Once you start investing, the most important thing to do is RISK CONTROL. It does not matter what returns you get, as long as you can control the risk, you will get good average returns – and that is what matters.

Like Rahul Dravid, or Ricky Ponting. Both of them were great batsmen with an amazing ability to control / contain risk. Both of them did not go down in the hall of fame as ‘greatest’ like a Lara or a Sachin, but both had a fantastic average!

Even if you are not a trader, reading about George Soros (a highly underrated trader/investor whose investments and trades are more easily visible than the better marketed Warren Buffet whose deals hide behind the insurance walls), Paul Tudor Jones (who made money in the Japanese crash AND in the tech bubble burst.

Maximum money is made when there is a mega turn. Like the Japanese investors who were lulled into believing that 8% p.a. was a given in the Jap economy. When the market started going down, traders like Tudor believed that Fund managers will SELL (rather than buy) shares and rush to bonds. Tudor made money going long bonds and short stocks, and also benefited in the short rallies on the way down. He also called the market top in case of the tech boom.

Only traders who are far more nimble and less committed to any particular position can spot such trends. If I had a position in the JAP market in the 1990s, my mind would never have seen the forthcoming crash.

Cut to India. I have a position (in fact I have about 90% of the family money in shares, direct). Will I ever be able to see a 20% fall? No. Never. Some big short trader in the US will be waiting to go short on India, not me. I can see huge growth in bank branches, bank accounts, Mutual fund sales, ulip sales…..all these as indicators as to why the market will go from 30k to 90k to 200k. I will never, ever be able to see why the Indian market should crash. HOWEVER, I should seek contrarian views. Where will I find them?

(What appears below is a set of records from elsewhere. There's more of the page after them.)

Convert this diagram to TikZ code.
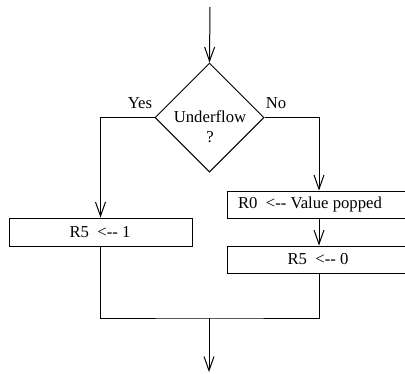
\documentclass[tikz,border=0pt]{standalone}
\usepackage{fontspec}
\newfontfamily\lsf{Liberation Serif}
\usetikzlibrary{shapes.geometric,arrows.meta}
\begin{document}
\begin{tikzpicture}[x=1pt,y=-1pt,line width=1pt,
  every node/.style={font=\lsf\fontsize{16.7}{20}\selectfont},
  arr/.style={-{Straight Barb[length=14pt,width=10pt]}},
  box/.style={draw,rectangle,inner sep=0pt},
  dec/.style={draw,diamond,minimum width=109pt,minimum height=109pt,inner sep=0pt},
  lbl/.style={inner sep=0pt,align=center}]
\clip (0,0) rectangle (405,373);
\coordinate (start) at (210,7);
\node[dec] (d) at (209.5,117.5) {};
\node[lbl] (dt) at (210,127) {Underflow\\?};
\node[lbl] (yes) at (140,103) {Yes};
\node[lbl] (no) at (276,103) {No};
\node[box,minimum width=183pt,minimum height=28pt] (b1) at (100.5,232) {};
\node[box,minimum width=184pt,minimum height=27pt] (b2) at (319,204.5) {};
\node[box,minimum width=184pt,minimum height=27pt] (b3) at (319,259.5) {};
\node[lbl] (t1) at (100,232) {R5\ \ <-- 1};
\node[lbl] (t2) at (310,204.5) {R0\ \ <-- Value popped};
\node[lbl] (t3) at (318,259.5) {R5\ \ <-- 0};
\coordinate (m) at (209,318);
\coordinate (end) at (209,372);
\draw[arr] (start) -- (d.north);
\draw[arr] (d.west) -| (b1.north);
\draw[arr] (d.east) -| (b2.north);
\draw[arr] (b2.south) -- (b3.north);
\draw (b1.south) |- (m) -| (b3.south);
\draw[arr] (m) -- (end);
\end{tikzpicture}
\end{document}
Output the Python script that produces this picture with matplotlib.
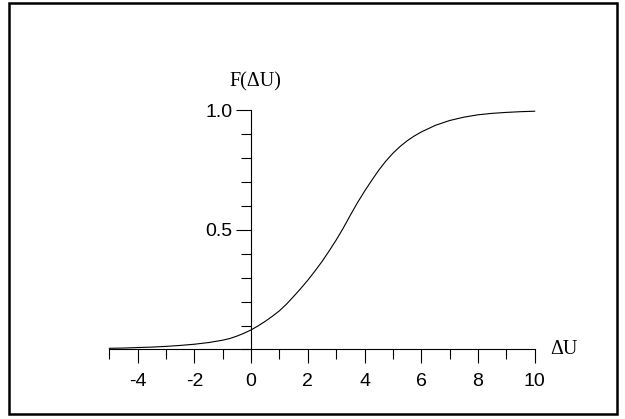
import numpy as np
import matplotlib
matplotlib.use("Agg")
import matplotlib.pyplot as plt
from matplotlib.patches import Rectangle
from matplotlib.ticker import MultipleLocator

# values
du = [-5, -4.5, -4, -3.5, -3, -2.5, -2, -1.5, -1, -0.75, -0.5, -0.25,
      0, 0.25, 0.5, 0.75, 1, 1.25, 1.5, 1.75, 2, 2.25, 2.5, 2.75, 3, 3.25,
      3.5, 3.75, 4, 4.25, 4.5, 4.75, 5, 5.25, 5.5, 5.75, 6, 6.5, 7, 7.5,
      8, 8.5, 9, 9.5, 10]
f_du = [0.005, 0.006, 0.008, 0.010, 0.013, 0.017, 0.022, 0.029, 0.039, 0.046,
        0.056, 0.068, 0.082, 0.099, 0.118, 0.139, 0.162, 0.19, 0.222, 0.255,
        0.29, 0.328, 0.368, 0.412, 0.458, 0.508, 0.562, 0.614, 0.662, 0.707,
        0.75, 0.788, 0.821, 0.849, 0.873, 0.893, 0.91, 0.938, 0.958, 0.972,
        0.982, 0.988, 0.992, 0.995, 0.997]

x_ticks = [-4, -2, 0, 2, 4, 6, 8, 10]
y_ticks = [0.5, 1.0]

plt.rcParams['font.family'] = ['Liberation Sans', 'DejaVu Sans']

fig = plt.figure(figsize=(6.25, 4.19), dpi=100)
ax = fig.add_axes([0.1749, 0.1659, 0.6806, 0.5704])

ax.plot(du, f_du, color='black', lw=0.8, clip_on=False)

ax.set_xlim(-5, 10)
ax.set_ylim(0, 1)

# axes cross at the origin
ax.spines['left'].set_position(('data', 0))
ax.spines['bottom'].set_position(('data', 0))
ax.spines['top'].set_visible(False)
ax.spines['right'].set_visible(False)
for s in ['left', 'bottom']:
    ax.spines[s].set_linewidth(0.8)

ax.set_xticks(x_ticks)
ax.set_xticklabels([str(t) for t in x_ticks])
ax.xaxis.set_minor_locator(MultipleLocator(1))
ax.set_yticks(y_ticks)
ax.set_yticklabels(['%.1f' % t for t in y_ticks])
ax.yaxis.set_minor_locator(MultipleLocator(0.1))

ax.tick_params(axis='x', which='major', direction='out', length=10, width=0.8,
               pad=7, labelsize=14)
ax.tick_params(axis='x', which='minor', direction='out', length=7, width=0.8)
ax.tick_params(axis='y', which='major', direction='out', length=10.8, width=0.8,
               pad=2.7, labelsize=14)
ax.tick_params(axis='y', which='minor', direction='out', length=7.2, width=0.8)

ax.text(0.15, 1.08, 'F(ΔU)', ha='center', va='bottom', fontsize=14.5,
        family=['Liberation Serif', 'DejaVu Serif'])
ax.text(10.54, 0, 'ΔU', ha='left', va='center', fontsize=14.5,
        family=['Liberation Serif', 'DejaVu Serif'])

# outer frame
fig.patches.append(Rectangle((9 / 625, 5 / 419), 608 / 625, 411 / 419,
                             transform=fig.transFigure, fill=False,
                             edgecolor='black', lw=1.8))

fig.savefig('out.png', dpi=100)
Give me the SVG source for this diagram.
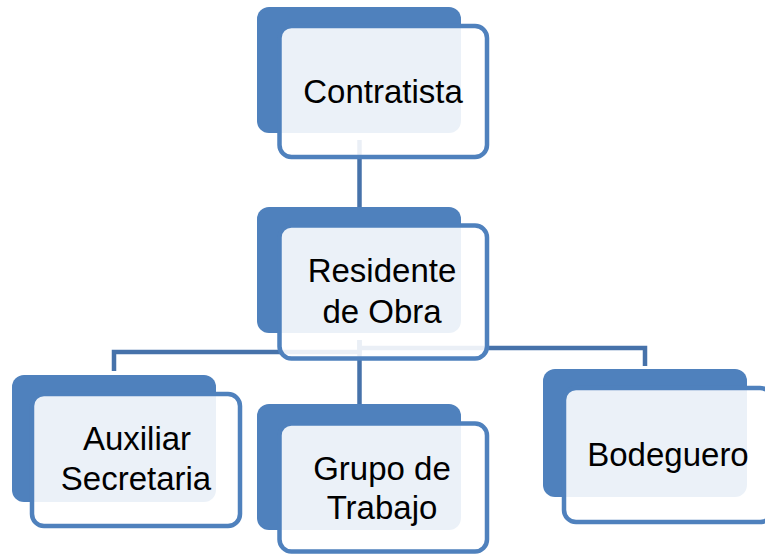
<svg xmlns="http://www.w3.org/2000/svg" width="765" height="555" viewBox="0 0 765 555">
<style>
.back{fill:#4F81BD}
.front{fill:#FFFFFF;fill-opacity:0.89;stroke:#4F81BD;stroke-width:4.5}
.lbl{font-family:"Liberation Sans",Arial,sans-serif;font-size:33px;fill:#000000;text-anchor:middle}
.conn{fill:none;stroke:#4672AA;stroke-width:4.5}
</style>
<rect width="765" height="555" fill="#FFFFFF"/>
<g id="connectors">
<path class="conn" d="M359.5,140 V212"/>
<path class="conn" d="M359.5,340 V352 H114 V371"/>
<path class="conn" d="M359.5,340 V348 H645 V366"/>
<path class="conn" d="M359.5,340 V404"/>
</g>
<g id="contratista">
<rect class="back" x="257" y="7" width="204" height="126" rx="12"/>
<rect class="front" x="279.5" y="26" width="207.5" height="131" rx="12"/>
<text class="lbl" x="383" y="103">Contratista</text>
</g>
<g id="residente">
<rect class="back" x="257" y="207" width="204" height="126" rx="12"/>
<rect class="front" x="279.5" y="225.5" width="207.5" height="133" rx="12"/>
<text class="lbl" x="382" y="282">Residente</text>
<text class="lbl" x="382" y="323">de Obra</text>
</g>
<g id="auxiliar">
<rect class="back" x="12" y="375" width="204" height="127" rx="12"/>
<rect class="front" x="32" y="394" width="208" height="132" rx="12"/>
<text class="lbl" x="137" y="450">Auxiliar</text>
<text class="lbl" x="136" y="490">Secretaria</text>
</g>
<g id="grupo">
<rect class="back" x="257" y="404" width="204" height="126" rx="12"/>
<rect class="front" x="279.5" y="423.5" width="207.5" height="128" rx="12"/>
<text class="lbl" x="382" y="480">Grupo de</text>
<text class="lbl" x="382" y="519">Trabajo</text>
</g>
<g id="bodeguero">
<rect class="back" x="543" y="369" width="204" height="128" rx="12"/>
<rect class="front" x="564" y="388" width="208" height="134" rx="12"/>
<text class="lbl" x="668" y="466">Bodeguero</text>
</g>
</svg>
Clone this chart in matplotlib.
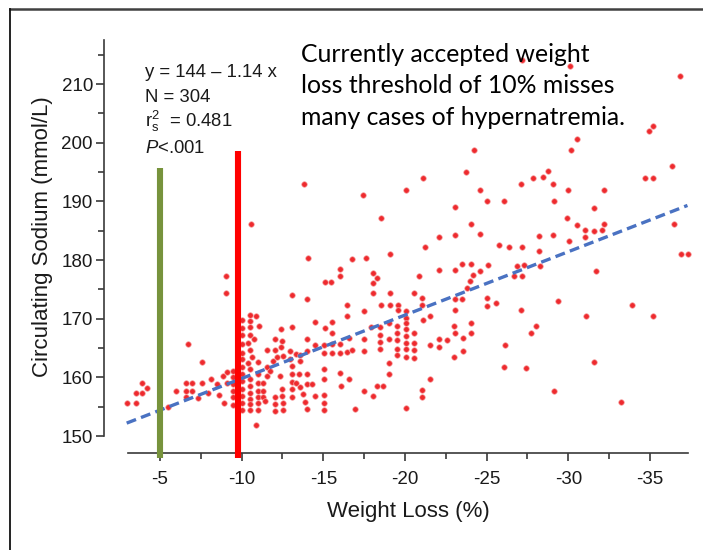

I should encourage bears to interact with me and give me their views. Finding people disagreeing with you, but, being friends is a tough ask.

What does it take to see a contrarian view:

  1. Knowledge of financial history: With the Jap economy not doing too well, and being dependent on banking more than on capital markets, in retrospect it was easy to see why the Jap market crashed. However, it is the long-short guys who made tons of money in the Jap crash, not the mutual funds. So go and read tons of material on the history of the markets. Reading about crashes of course is useful, but have the intellectual ability to see clearly, by applying that knowledge.
  2. Take a position based on 3 views: Have a small group of 2/3 people to take a position, along with your own intellectual inputs. This has to be a very friendly, strong, well read group of friends who can change intellectual positions based on fresh facts, and have understood ego control. Not easy at all.
  3. Have a mentor who has spent a lot of time in the market. It is surprising that I know many investors who have 30+ years experience and I do not see kids lining up to them to learn from them. On the other hand they think they can learn from books. Do not underestimate the utility of a coach/ mentor.
  4. Ego control, ego control, ego control Remember Ravana, Kansa, Duryodhana…were all rich and powerful once upon a time!
  5. Like in Chess, so in Investing – attack and defense both can be good strategies. In a bear market you need attack strategies, but once you have earned a couple of million US $, you need good defense strategies too. Sometimes you need good defense strategies to even reach a million US $.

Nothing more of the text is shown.